Hi Stephanie - I guess we each have our little fears and foibles. I like what Emily said - "you bake and learn". I think you also bake and get comfortable. I used to hate making pie crusts, but now I don't mind them at all. I do think that cakes are much too temperamental though!

Hi Emily - thanks! Your chocolate whoppers look delicious! I'm making all the cookies in the old book, so they're not in the line-up for my "project", but that's not to say I won't get around to them one day. I don't have the new book (I had borrowed it from the library, but I've returned it), but I do have all the old books from which the recipes in it are drawn. That one comes from Maida Heatter's Book of Great American Desserts. So many cookies, so little time!!!

Reid said...

Hi Cathy,

The cake looks good...and sounds delicious! I think you did a good job! =)

Emily said...

thanks! and also.. oops!!! i should've known or remembered that you were baking through the old book. but a lot of the recipes were in both so i just went with the new one. wow, sorry about that...

Cathy said...

Hi Reid - thanks - it was delicious! The icing was awesome - it's a mix of butter and cream cheese with toasted pecans - yum!

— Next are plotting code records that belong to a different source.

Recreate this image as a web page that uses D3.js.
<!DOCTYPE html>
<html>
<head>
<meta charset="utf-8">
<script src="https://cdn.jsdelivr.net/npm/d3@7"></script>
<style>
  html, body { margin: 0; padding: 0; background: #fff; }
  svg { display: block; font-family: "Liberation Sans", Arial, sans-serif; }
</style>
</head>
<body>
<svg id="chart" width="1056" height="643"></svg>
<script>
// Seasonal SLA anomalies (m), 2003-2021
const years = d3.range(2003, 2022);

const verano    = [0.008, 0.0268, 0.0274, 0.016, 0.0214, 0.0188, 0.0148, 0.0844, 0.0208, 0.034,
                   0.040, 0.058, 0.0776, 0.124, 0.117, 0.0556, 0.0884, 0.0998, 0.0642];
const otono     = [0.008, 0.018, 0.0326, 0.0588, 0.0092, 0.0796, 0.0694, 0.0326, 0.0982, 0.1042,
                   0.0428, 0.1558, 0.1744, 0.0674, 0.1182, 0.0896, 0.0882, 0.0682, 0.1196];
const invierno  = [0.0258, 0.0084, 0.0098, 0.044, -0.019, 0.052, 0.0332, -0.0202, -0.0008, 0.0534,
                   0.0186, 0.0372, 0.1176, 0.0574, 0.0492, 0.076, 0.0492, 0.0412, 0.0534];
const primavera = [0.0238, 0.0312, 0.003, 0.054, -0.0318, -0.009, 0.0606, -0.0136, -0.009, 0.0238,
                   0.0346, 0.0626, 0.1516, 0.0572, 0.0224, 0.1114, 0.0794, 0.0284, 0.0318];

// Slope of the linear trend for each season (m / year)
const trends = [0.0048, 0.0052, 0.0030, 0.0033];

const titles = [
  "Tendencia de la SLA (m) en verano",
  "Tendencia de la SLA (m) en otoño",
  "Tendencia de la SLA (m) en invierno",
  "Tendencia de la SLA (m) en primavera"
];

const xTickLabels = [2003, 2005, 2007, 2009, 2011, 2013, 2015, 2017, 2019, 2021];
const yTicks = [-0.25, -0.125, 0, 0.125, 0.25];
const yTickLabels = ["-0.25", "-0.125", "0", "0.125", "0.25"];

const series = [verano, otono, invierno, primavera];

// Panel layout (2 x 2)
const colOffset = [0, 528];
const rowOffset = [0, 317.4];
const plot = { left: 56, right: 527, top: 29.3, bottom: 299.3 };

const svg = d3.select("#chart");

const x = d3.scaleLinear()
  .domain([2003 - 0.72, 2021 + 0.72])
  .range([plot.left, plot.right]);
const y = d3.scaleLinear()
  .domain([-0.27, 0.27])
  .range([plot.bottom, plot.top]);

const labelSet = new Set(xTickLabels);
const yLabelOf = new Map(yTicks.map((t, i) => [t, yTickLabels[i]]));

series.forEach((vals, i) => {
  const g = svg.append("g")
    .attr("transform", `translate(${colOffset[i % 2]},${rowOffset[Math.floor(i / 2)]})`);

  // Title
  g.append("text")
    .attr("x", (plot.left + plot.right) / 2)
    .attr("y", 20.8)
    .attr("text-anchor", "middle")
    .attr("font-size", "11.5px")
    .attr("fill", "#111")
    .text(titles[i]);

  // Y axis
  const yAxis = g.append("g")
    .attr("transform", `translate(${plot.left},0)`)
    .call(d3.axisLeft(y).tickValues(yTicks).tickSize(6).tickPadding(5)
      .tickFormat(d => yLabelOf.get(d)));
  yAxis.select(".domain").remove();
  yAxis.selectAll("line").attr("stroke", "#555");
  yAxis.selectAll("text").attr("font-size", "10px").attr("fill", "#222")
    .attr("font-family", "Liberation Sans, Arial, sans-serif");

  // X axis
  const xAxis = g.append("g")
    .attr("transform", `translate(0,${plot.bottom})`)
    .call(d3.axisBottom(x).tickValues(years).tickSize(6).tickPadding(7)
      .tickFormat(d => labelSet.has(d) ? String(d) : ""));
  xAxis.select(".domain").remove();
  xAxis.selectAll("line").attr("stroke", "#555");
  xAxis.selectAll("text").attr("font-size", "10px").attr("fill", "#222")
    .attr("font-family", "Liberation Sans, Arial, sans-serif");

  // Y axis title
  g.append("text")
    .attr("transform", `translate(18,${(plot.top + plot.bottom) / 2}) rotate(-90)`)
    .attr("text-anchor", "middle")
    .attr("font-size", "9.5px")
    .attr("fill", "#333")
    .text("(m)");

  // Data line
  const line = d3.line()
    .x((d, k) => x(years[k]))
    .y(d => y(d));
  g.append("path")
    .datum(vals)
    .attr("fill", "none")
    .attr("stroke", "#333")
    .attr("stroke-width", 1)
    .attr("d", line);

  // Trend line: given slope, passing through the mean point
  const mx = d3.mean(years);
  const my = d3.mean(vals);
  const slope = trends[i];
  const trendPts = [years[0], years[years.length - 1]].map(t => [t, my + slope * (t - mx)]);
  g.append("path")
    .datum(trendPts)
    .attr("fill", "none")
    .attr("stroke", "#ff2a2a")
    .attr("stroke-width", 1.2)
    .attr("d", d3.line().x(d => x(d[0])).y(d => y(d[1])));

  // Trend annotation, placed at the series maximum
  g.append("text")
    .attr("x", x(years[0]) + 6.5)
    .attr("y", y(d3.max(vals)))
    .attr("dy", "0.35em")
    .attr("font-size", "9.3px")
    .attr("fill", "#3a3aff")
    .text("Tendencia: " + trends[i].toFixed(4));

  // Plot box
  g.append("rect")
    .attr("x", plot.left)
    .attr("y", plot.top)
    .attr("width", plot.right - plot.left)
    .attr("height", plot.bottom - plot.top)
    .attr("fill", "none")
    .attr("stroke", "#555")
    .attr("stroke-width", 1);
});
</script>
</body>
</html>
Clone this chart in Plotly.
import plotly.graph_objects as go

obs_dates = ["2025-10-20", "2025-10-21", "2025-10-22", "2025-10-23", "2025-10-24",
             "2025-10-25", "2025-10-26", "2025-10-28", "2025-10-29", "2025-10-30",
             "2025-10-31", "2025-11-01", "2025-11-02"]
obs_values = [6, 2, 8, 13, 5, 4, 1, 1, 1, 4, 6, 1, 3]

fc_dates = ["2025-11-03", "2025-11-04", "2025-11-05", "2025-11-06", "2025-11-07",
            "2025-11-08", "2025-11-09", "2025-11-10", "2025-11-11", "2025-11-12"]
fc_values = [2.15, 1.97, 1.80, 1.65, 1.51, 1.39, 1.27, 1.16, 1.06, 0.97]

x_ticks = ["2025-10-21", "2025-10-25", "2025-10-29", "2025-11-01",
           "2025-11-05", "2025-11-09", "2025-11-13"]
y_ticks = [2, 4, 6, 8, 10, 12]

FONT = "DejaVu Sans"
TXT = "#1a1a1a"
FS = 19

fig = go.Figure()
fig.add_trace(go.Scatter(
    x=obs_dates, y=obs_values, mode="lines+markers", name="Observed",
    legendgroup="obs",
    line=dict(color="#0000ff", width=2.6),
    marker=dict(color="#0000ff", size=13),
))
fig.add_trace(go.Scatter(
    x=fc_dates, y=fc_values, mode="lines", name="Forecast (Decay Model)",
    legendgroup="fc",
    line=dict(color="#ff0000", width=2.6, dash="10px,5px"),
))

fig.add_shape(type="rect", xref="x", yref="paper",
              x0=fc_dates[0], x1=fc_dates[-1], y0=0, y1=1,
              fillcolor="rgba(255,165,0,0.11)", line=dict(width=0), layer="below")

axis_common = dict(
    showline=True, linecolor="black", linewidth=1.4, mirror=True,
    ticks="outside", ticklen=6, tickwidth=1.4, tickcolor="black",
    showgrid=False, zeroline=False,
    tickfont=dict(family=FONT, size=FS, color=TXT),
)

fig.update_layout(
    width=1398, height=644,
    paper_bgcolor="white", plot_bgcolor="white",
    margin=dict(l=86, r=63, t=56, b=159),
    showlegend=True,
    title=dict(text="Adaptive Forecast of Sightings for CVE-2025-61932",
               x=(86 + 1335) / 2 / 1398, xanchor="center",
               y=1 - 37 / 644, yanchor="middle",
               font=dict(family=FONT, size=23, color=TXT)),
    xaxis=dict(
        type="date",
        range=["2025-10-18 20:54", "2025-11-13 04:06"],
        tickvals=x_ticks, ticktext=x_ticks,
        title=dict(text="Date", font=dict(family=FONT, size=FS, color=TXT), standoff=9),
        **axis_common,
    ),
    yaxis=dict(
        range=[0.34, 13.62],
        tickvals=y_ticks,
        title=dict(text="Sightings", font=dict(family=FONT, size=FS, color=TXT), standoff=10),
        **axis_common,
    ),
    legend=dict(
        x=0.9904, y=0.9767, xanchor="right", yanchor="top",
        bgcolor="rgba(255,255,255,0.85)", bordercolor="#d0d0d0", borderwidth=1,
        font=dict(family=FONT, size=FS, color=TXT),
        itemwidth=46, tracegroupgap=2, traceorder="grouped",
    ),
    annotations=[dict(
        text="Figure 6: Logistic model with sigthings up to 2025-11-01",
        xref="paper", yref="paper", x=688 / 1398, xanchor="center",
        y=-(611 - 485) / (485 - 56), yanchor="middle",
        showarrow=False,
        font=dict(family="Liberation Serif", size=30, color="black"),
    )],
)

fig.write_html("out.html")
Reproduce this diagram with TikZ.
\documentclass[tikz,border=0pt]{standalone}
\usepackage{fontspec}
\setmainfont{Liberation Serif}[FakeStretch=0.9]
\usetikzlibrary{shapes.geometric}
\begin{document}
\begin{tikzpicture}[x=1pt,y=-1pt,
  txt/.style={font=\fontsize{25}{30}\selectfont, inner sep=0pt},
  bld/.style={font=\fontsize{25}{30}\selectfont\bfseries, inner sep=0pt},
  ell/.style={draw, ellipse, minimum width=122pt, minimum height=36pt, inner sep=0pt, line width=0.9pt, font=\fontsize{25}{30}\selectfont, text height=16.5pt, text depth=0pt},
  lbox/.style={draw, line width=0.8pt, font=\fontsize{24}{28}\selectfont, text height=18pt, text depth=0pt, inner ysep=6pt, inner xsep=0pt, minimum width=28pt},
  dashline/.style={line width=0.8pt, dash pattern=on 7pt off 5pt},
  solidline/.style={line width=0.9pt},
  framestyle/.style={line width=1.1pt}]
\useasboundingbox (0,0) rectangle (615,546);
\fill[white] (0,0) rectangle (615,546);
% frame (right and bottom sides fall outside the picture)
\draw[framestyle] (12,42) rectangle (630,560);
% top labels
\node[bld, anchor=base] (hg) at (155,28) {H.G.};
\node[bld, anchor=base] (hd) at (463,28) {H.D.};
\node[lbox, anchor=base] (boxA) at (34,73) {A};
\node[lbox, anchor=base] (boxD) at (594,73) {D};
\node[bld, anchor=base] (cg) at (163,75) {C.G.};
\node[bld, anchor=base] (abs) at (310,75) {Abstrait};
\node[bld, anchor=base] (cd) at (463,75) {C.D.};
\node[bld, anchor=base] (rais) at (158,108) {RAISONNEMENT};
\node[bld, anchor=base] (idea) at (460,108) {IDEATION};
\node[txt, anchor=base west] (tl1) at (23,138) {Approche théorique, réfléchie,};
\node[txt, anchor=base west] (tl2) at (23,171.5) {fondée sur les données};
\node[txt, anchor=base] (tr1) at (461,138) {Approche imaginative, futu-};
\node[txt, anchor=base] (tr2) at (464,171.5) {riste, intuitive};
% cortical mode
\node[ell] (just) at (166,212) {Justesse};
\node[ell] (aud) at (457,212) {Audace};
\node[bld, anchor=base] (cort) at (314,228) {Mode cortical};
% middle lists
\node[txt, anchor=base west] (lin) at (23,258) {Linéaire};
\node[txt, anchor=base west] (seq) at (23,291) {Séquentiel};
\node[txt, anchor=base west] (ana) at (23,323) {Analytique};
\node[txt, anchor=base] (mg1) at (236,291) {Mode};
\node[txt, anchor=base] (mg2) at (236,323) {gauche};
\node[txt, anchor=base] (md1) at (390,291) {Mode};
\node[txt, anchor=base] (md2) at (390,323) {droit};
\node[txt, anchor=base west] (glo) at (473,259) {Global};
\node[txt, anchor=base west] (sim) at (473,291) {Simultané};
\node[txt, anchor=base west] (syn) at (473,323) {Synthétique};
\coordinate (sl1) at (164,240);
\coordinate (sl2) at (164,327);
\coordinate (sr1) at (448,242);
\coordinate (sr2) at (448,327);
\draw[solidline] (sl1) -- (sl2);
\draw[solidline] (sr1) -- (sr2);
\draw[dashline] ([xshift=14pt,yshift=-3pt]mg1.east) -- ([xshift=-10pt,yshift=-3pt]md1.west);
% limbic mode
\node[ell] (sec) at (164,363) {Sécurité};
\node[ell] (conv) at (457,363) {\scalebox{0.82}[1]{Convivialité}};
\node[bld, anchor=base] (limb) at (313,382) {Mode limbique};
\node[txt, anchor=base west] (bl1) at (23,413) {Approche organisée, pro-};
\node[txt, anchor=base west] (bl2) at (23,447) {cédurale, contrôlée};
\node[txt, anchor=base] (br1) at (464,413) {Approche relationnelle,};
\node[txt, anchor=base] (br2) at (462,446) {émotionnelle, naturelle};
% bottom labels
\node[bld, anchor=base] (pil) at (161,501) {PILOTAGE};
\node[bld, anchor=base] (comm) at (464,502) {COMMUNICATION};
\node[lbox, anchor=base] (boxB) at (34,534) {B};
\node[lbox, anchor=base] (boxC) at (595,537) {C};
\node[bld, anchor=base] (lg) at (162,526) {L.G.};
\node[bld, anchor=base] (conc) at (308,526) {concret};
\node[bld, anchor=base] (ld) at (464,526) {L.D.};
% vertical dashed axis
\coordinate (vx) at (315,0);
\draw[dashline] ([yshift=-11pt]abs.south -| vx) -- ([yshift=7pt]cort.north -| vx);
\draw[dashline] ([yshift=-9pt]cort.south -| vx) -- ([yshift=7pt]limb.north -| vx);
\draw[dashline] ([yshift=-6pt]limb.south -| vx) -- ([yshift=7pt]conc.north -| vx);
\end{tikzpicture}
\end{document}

Hi Emily - you're very welcome...and don't be silly! Actually, just about all the recipes in the old book are in the new one. There are just one or two that aren't.

Anonymous said...

Yum, sounds and looks SO good. I have the Wooden Spoon Bread Book, which has also given me nothing but good results so far. The first bread I made by hand was from that book! I'll have to check out Ms. Moore's dessert book as well.

Cathy said...

Hi Anon - thanks! That's good to know about the bread book. I don't have that book, but I do have another of her books (soup) - which for some reason I haven't used yet. I'll have to remedy that situation soon!

Anonymous said...

oops, that was me before, forgot to sign my name. I didn't even know she had a soup book...do try it soon and let me know what you think...I might be interested in acquiring that myself.
Alice

Cathy said...

Oh, hi Alice! I've pulled it out of the pile and plan to take a look at it soon!

Anonymous said...

I am enjoying your blog- just found it today. On the subject of 'layer cakes' and size, I started using 6" pans and making 3 or 4 layers, depending on the recipe. I usually use 2 layers and split them to make one 'mini' cake. They are perfect for giving as gifts or just enjoying without having to worry about too many leftovers, and the smaller layers seem to freeze better, for some reason.

June said...

Since I no longer bake for a large family (empty nest) I began using
6" cake pans and I love them. Most recipes will make either 3 or 4 6" layers so I can make one cake for myself and one to give away! And the bonus is that there are no leftovers hanging around to become stale.